Dwork helps you to analyze personal data without compromising privacy. Dwork is written in Python and has an intuitive interface that makes it easy to work with data. To get stared, we first need to install Dwork, which we can do via pip. Please note that Dwork requires Python version 3.5 or higher.

pip3 install dwork

Then, we load our dataset into Dwork:

import pandas as pd

from dwork.dataset.pandas import PandasDataset
from dwork.dataschema import DataSchema
from dwork.ast.types import Integer

class AbsenteeismSchema(DataSchema):
    Weight = Integer(min=0, max=200)
    Height = Integer(min=0, max=200)

filename = f"absenteeism_at_work.csv"
df = pd.read_csv(filename, sep=";")
ds = PandasDataset(AbsenteeismSchema, df)

Here, we first imported the necessary functions from pandas and Dwork. Then, we defined a data schema for our dataset. This is important to tell Dwork about the types and ranges of individual attributes. Dwork can also try to infer this information automatically from the dataset, often this is not a good idea though as it can reveal personal information (for example, knowing the largest or smallest value of a given attribute can already reveal information about individuals from the dataset). For our example dataset we just defined two attributes, Weight and Height, that both have integer values in the range [0,200].

The PandasDataset instance that we've created can now be used almost like a normal pandas dataset. For example, if we want to calculate the mean value of the weight of all persons in the dataset we can simply write

result = ds["Weight"].sum()/ds.len()

Now, the result is not a numerical variable, but an instance of a Dwork Expression. We can choose to get the true value of the expression by calling result.true(), or we can get a differentially private value by calling result.dp(epsilon=0.5). Dwork will automatically calculate the sensitivity for us and add the proper amount of noise. Neat, isn't it?

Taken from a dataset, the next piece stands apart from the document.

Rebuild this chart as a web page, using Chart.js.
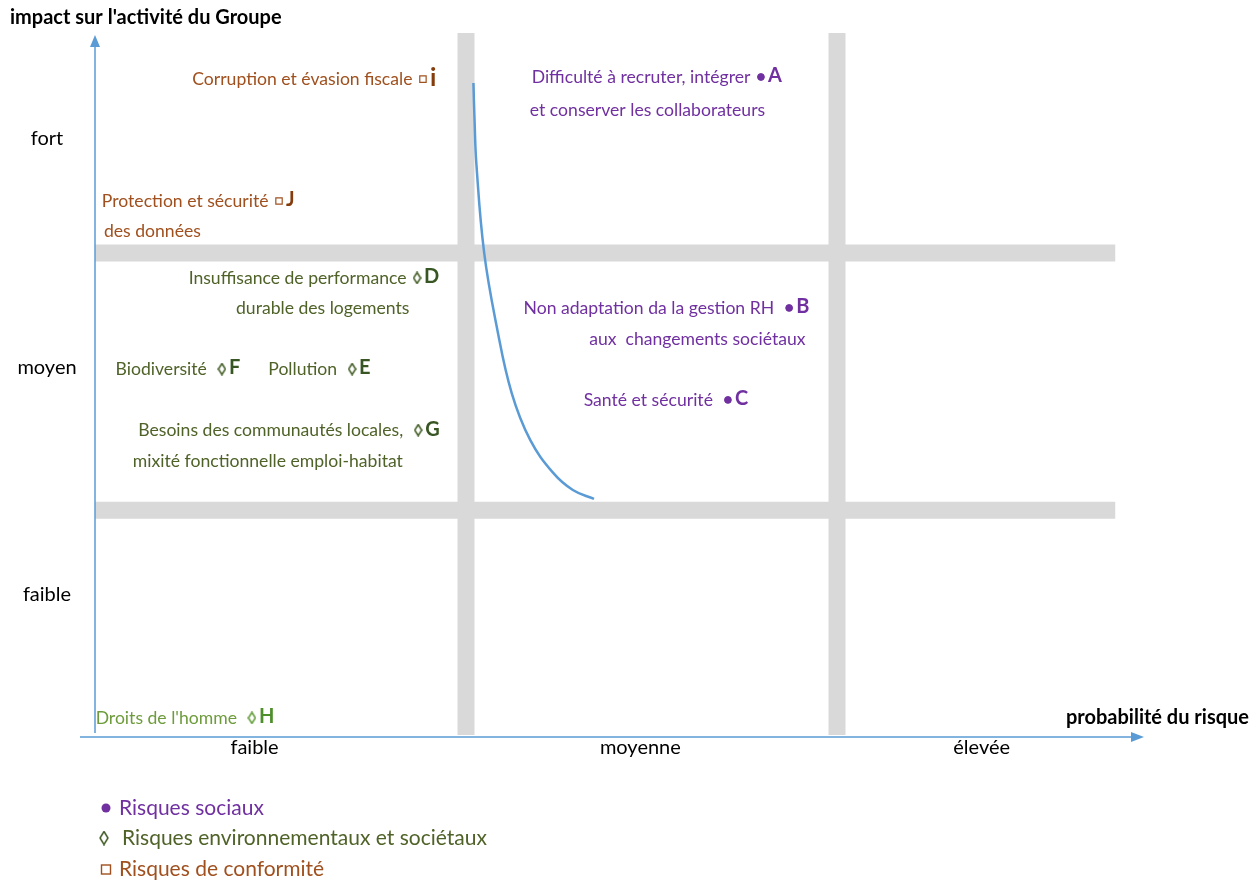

The filtering functionality is still under construction and not yet merged into the `master` branch.

Dwork allows you to filter a dataset by specifying a conditional expression.

# return only rows with Weight > 100
dsf = ds[ds["Weight"] > 100]


The grouping functionality is still under construction and not yet merged into the `master` branch.

Dwork also allows you to group the data by a single or multiple attributes. This is useful to e.g. generate statistics for a number of subgroups of your dataset.

# group the dataset by weight, using 10 kg intervals, as well as by height using
# 10 cm intervals
dsg = ds.group_by(ds['Weight'].discretize(10), ds['Height'].discretize(10))